# What is asked
Return only those lines from the line containing "What matplotlib code" to the line containing "import numpy as np", both included, and please omit the pictures.

# The records
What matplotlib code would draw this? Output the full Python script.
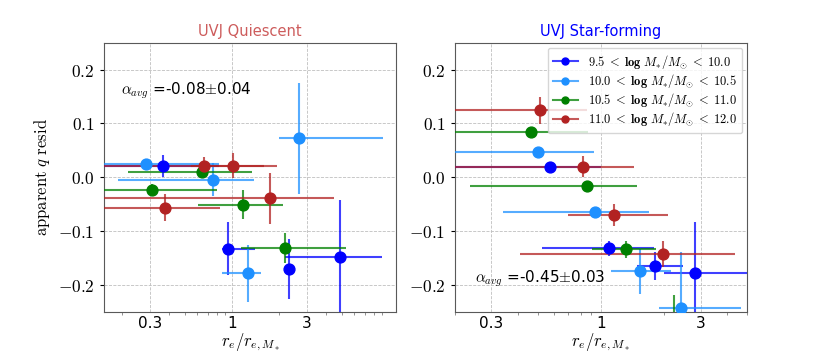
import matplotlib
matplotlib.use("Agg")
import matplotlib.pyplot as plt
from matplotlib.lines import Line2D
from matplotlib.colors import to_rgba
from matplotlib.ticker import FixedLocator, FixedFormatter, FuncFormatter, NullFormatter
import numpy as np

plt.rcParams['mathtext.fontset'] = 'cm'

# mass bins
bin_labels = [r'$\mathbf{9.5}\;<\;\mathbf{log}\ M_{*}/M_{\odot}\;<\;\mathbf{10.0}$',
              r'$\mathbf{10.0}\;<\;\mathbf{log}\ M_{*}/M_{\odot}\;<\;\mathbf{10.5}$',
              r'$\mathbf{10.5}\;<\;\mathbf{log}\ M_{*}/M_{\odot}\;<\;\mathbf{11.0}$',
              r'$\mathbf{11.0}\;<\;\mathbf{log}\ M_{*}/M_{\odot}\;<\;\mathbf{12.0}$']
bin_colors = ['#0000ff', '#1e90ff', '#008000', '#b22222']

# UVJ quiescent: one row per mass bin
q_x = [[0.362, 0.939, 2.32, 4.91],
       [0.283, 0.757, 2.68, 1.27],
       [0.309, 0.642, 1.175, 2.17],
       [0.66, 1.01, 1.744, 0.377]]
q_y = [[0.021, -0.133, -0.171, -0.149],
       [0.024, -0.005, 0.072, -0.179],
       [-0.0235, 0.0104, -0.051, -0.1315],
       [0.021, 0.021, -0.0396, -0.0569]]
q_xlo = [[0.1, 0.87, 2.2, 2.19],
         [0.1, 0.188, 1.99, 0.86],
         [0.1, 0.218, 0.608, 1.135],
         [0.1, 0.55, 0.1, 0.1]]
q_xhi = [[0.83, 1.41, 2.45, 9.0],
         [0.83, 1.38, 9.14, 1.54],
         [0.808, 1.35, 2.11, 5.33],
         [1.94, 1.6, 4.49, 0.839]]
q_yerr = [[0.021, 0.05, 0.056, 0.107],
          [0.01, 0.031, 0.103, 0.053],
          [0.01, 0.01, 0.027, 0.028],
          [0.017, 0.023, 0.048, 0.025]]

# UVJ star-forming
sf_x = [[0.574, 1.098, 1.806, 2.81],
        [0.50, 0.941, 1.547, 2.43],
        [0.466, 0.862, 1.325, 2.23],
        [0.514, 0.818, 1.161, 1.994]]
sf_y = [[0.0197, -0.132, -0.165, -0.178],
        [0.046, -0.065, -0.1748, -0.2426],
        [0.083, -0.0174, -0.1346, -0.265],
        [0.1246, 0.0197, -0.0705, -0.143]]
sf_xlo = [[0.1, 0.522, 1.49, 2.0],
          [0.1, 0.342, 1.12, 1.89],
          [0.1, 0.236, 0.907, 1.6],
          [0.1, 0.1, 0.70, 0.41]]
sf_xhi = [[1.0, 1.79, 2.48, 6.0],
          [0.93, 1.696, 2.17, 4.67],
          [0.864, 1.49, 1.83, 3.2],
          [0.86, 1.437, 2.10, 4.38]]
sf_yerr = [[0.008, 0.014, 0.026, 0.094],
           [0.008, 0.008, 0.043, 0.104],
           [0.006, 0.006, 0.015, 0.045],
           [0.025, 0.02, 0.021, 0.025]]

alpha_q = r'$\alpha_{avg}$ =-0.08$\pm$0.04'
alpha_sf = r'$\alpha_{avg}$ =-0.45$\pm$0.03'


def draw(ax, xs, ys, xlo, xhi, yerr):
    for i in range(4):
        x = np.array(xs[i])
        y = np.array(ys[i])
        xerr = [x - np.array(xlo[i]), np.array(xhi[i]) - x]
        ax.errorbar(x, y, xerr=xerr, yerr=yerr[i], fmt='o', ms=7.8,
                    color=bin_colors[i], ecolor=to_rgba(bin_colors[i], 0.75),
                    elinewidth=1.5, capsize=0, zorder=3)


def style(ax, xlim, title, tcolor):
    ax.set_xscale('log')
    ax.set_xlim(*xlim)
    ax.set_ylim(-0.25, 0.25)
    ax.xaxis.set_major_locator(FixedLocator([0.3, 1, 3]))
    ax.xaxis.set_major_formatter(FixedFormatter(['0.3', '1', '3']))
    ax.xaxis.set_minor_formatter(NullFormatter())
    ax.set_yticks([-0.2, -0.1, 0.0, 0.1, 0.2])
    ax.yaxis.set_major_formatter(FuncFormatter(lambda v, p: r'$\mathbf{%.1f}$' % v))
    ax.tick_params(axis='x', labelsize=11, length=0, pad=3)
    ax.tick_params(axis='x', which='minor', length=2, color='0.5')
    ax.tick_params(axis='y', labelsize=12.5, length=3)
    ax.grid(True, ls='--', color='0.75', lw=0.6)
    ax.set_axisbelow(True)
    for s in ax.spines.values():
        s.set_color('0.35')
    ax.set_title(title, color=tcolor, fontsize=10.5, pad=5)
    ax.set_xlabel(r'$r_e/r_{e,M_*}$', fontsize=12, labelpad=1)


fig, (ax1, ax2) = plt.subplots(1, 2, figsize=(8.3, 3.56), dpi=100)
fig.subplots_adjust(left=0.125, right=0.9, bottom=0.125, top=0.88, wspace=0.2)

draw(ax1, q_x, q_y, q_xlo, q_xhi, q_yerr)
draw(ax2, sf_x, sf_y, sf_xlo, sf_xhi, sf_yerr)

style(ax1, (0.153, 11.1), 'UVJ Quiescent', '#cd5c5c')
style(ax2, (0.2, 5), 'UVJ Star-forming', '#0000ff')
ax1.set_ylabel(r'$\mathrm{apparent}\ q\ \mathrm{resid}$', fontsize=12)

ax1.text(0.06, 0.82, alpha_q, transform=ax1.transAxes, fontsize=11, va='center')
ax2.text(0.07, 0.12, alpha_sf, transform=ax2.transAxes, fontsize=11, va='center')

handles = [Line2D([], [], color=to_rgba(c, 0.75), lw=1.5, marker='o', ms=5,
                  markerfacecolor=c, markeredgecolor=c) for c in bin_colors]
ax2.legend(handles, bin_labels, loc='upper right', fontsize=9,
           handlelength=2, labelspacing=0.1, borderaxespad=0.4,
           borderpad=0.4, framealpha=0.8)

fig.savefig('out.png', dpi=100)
* * *
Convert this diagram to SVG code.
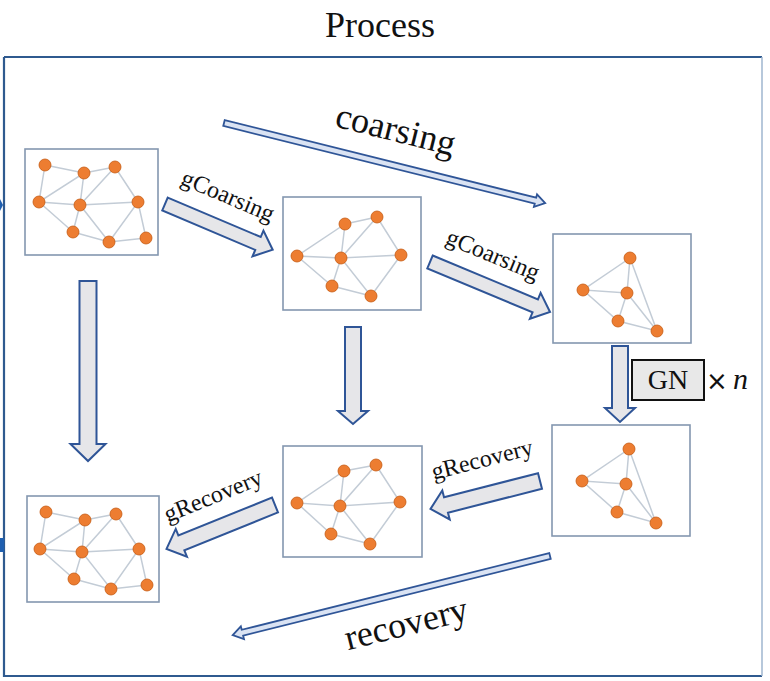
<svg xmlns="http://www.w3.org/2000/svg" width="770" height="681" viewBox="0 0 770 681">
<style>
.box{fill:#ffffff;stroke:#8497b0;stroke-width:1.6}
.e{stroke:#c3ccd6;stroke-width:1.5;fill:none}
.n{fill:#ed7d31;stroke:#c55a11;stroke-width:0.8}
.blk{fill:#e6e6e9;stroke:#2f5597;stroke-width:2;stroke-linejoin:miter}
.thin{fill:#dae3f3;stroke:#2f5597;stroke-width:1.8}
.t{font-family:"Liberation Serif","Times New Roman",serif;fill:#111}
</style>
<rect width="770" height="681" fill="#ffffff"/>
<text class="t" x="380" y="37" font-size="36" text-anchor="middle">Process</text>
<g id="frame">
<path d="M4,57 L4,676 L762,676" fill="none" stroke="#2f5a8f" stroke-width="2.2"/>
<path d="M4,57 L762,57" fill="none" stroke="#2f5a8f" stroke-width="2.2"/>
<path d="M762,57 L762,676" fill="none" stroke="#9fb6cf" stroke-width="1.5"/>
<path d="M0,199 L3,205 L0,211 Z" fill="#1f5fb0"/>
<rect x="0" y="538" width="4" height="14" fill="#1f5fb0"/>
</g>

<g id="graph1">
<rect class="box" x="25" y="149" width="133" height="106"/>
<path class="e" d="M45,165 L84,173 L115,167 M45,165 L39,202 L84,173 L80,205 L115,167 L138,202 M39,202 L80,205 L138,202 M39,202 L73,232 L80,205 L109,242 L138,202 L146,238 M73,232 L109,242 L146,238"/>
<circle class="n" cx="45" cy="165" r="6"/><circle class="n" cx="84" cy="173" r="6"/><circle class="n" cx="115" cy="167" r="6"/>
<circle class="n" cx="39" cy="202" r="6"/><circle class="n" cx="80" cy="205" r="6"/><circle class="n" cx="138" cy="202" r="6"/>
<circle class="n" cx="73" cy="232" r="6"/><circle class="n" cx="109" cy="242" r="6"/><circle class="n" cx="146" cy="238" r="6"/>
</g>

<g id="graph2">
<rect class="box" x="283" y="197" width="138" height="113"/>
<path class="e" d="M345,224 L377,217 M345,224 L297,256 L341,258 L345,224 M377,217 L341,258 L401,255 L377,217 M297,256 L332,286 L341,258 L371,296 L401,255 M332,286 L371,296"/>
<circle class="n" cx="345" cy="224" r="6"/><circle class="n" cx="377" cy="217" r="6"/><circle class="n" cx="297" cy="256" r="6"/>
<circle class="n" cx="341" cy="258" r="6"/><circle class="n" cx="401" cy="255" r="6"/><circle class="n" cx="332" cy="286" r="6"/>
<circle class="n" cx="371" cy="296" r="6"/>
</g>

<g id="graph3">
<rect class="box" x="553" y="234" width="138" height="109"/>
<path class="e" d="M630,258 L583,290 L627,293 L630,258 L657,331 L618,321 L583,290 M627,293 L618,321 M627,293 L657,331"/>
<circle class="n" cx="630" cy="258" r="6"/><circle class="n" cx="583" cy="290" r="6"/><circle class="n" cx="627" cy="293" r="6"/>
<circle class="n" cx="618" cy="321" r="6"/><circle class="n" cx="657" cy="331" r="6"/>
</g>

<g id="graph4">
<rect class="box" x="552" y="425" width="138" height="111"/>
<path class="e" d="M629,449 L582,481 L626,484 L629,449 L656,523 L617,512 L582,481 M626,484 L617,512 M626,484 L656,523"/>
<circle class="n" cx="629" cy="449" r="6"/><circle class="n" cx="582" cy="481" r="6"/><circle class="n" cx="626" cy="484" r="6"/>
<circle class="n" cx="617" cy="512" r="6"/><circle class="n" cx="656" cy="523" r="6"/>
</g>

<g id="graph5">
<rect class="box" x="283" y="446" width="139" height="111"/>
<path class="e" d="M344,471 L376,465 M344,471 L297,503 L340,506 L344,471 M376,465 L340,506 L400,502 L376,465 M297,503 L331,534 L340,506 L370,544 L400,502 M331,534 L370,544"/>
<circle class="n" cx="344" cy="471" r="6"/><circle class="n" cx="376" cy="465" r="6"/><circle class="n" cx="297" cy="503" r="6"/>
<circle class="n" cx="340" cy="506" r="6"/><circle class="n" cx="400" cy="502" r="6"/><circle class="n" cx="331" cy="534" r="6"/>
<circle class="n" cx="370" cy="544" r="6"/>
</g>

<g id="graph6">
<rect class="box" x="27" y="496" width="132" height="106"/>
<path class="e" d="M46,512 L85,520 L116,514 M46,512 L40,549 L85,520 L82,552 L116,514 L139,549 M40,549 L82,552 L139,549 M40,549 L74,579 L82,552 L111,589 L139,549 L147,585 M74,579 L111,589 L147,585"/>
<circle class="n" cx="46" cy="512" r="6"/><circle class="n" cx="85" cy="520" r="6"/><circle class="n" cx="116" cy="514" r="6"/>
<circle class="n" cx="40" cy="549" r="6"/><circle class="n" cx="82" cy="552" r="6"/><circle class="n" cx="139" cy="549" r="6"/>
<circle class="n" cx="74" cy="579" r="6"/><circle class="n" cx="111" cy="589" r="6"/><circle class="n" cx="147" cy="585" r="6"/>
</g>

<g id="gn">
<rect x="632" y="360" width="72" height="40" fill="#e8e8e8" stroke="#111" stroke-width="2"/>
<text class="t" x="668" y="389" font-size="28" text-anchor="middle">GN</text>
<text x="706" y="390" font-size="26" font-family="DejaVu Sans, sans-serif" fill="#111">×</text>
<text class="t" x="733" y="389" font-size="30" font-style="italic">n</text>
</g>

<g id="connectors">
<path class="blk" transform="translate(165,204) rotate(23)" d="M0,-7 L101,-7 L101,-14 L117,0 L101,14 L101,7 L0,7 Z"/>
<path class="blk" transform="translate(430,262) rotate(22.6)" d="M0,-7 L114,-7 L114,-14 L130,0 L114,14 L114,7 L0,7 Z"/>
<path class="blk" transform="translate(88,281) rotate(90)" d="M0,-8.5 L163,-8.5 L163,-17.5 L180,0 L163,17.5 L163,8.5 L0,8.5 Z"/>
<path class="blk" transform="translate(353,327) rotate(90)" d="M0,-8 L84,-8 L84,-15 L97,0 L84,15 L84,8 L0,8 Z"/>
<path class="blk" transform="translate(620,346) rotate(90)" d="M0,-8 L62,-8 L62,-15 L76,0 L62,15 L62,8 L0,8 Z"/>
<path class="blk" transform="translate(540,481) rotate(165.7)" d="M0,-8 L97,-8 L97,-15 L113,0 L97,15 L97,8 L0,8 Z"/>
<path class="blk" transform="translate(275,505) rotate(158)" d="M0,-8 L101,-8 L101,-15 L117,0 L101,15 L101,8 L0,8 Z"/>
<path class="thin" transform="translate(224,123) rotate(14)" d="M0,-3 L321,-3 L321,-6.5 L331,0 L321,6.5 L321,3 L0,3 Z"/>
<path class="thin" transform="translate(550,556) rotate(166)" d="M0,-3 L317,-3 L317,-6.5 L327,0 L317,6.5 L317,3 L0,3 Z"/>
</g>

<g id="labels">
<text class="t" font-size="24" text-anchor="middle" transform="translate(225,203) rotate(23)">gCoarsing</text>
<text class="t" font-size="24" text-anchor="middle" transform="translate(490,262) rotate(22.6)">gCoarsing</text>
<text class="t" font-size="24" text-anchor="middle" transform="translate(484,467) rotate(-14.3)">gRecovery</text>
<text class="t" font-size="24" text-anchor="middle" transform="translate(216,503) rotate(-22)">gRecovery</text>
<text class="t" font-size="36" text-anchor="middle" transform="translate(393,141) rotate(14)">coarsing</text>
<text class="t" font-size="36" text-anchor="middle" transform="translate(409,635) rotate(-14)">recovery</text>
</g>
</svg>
--
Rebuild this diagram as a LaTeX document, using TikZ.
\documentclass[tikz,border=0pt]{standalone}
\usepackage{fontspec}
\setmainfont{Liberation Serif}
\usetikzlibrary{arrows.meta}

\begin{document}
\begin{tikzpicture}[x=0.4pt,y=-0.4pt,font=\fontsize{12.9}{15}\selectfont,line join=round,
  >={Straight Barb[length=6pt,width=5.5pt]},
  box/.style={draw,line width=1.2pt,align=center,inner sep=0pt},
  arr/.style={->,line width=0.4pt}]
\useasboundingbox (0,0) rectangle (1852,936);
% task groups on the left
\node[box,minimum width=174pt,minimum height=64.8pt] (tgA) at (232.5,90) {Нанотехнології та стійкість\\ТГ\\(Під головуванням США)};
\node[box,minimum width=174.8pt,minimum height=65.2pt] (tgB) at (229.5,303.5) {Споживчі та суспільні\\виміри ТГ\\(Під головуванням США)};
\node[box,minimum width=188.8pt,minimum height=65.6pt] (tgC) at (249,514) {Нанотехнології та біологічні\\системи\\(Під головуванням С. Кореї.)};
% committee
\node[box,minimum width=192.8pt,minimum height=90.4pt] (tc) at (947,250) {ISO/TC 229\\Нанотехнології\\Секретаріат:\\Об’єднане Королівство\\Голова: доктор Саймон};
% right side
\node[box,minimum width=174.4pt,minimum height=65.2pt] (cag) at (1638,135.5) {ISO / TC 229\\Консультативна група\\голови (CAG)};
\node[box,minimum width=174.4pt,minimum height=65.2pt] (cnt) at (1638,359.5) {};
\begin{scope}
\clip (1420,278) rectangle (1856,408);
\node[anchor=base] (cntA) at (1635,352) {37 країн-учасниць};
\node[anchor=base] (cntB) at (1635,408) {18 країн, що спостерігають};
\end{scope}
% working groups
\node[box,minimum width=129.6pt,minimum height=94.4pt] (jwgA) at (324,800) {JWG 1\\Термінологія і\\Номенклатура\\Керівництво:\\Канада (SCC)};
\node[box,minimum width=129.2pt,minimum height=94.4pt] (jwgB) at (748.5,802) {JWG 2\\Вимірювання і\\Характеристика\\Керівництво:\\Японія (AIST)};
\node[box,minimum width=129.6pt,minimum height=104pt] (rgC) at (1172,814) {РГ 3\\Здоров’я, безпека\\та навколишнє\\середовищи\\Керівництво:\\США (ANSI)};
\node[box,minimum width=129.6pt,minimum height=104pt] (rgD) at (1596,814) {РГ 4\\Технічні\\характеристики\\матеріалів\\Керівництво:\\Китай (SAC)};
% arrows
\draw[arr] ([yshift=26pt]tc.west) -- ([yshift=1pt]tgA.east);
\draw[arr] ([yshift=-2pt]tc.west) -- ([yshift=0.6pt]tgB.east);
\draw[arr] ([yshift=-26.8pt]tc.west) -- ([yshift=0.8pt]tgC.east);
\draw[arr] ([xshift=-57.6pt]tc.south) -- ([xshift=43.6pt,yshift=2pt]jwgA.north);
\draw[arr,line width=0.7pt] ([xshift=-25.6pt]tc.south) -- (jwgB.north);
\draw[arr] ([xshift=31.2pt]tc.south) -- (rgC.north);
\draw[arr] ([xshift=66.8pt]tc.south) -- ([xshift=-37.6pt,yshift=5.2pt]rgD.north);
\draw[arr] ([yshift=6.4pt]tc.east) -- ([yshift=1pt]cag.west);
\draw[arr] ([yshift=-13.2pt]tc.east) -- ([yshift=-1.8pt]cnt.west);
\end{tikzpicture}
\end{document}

# Answer to this exercise
What matplotlib code would draw this? Output the full Python script.
import matplotlib
matplotlib.use("Agg")
import matplotlib.pyplot as plt
from matplotlib.lines import Line2D
from matplotlib.colors import to_rgba
from matplotlib.ticker import FixedLocator, FixedFormatter, FuncFormatter, NullFormatter
import numpy as np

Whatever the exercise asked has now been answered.